The news comes one day after The New York Times published an interview with Wenner regarding his forthcoming book, “The Masters,” which contains interviews with musicians — all white men — including Bob Dylan, Mick Jagger, John Lennon, Bruce Springsteen and Bono.

Musician Joe Bonamassa had this to say about Wenner: “This man has done more to bring down the credibility of the Rock and Roll Hall of Fame than anyone else. He has been punitive, elitist, and frankly kept artists out of the hall over petty grudges and ego. This is a good thing.”

Lawyer and Congressional candidate Qasim Rashid writes: “Rolling Stone founder Jann Wenner has been removed from the Rock & Roll Hall of Fame board b/c he called Black and female artists “not articulate enough” to be in his book about Rock & Roll. Meanwhile, Black people literally invented Rock & Roll.”

CNN provided this quote from Wenner:

“The people had to meet a couple criteria, but it was just kind of my personal interest and love of them.”

“Insofar as the women, just none of them were as articulate enough on this intellectual level.”

“Stevie Wonder, genius, right? I suppose when you use a word as broad as ‘masters,’ the fault is using that word. Maybe Marvin Gaye, or Curtis Mayfield? I mean, they just didn’t articulate at that level.”
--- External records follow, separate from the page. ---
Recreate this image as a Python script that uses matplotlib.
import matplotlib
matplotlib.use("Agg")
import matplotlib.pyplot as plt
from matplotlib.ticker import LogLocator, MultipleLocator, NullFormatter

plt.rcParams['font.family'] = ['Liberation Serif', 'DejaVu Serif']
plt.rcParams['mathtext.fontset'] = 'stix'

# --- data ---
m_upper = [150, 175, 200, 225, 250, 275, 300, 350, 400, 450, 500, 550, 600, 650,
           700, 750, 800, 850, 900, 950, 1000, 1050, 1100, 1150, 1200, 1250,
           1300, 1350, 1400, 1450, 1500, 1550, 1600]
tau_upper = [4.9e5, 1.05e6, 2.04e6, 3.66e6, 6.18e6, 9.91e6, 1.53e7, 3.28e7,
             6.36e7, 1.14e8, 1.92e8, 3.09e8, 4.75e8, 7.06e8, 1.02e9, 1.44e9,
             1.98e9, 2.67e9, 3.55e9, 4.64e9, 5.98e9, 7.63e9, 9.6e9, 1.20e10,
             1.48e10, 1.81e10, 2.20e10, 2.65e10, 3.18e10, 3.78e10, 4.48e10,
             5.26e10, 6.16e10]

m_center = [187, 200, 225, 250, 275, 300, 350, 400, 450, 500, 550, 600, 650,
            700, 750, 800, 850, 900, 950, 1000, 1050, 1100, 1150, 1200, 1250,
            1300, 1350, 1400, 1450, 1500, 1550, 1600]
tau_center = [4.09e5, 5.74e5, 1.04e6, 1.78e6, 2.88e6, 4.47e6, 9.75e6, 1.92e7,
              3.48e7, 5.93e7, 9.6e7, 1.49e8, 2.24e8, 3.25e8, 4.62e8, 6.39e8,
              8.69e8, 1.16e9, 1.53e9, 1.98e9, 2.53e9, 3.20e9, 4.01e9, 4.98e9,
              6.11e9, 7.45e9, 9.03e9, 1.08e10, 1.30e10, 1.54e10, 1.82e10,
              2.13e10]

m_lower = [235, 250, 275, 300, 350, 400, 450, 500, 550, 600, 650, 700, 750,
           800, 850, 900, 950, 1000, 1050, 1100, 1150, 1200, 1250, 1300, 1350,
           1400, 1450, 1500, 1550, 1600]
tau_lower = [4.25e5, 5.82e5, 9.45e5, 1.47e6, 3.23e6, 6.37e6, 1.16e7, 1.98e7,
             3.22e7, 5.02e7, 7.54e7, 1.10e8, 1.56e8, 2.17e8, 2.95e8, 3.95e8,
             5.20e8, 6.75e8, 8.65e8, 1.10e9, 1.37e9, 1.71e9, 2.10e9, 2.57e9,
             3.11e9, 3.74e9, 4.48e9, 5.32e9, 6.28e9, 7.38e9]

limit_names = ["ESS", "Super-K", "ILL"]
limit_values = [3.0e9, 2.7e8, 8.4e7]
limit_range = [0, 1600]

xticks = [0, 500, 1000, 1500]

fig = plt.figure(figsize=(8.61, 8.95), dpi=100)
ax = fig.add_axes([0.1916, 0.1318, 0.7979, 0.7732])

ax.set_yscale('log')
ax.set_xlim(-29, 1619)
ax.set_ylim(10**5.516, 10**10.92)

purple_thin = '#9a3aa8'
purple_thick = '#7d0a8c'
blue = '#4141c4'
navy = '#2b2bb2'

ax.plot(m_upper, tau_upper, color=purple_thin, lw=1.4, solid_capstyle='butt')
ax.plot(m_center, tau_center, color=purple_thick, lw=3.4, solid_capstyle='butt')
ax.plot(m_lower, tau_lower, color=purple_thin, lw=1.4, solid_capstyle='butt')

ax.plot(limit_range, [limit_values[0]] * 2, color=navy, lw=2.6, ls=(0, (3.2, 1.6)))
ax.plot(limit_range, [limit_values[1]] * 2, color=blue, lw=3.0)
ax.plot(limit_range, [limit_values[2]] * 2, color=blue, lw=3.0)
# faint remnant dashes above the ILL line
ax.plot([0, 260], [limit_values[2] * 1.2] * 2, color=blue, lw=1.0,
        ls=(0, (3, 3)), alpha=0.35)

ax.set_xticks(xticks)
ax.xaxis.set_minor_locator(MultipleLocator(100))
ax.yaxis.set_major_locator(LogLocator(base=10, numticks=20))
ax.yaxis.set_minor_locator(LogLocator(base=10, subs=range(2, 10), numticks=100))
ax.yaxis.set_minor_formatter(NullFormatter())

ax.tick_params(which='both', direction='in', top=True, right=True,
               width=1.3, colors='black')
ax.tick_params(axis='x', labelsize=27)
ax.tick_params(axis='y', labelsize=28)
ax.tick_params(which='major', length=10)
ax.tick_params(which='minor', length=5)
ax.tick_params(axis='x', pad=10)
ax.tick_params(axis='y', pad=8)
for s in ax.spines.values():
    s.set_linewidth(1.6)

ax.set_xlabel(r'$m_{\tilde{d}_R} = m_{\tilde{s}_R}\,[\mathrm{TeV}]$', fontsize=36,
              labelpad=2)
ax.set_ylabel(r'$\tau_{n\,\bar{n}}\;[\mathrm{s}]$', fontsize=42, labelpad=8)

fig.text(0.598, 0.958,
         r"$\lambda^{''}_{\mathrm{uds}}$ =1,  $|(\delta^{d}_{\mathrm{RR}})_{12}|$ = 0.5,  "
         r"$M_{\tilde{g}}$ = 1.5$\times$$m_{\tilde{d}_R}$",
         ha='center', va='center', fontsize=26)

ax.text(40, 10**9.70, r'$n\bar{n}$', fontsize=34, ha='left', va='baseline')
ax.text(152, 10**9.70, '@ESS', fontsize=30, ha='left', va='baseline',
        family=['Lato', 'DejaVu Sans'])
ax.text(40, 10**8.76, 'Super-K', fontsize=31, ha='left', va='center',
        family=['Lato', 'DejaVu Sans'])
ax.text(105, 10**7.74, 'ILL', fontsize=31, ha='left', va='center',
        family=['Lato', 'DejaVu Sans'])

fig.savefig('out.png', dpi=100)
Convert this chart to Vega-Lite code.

“For public relations sake, maybe I should have gone and found one Black and one woman artist to include here that didn’t measure up to that same historical standard, just to avert this kind of criticism.”

“Maybe I’m old-fashioned and I don’t give a (expletive) or whatever.

I wish in retrospect I could have interviewed Marvin Gaye. Maybe he’d have been the guy. Maybe Otis Redding, had he lived, would have been the guy.”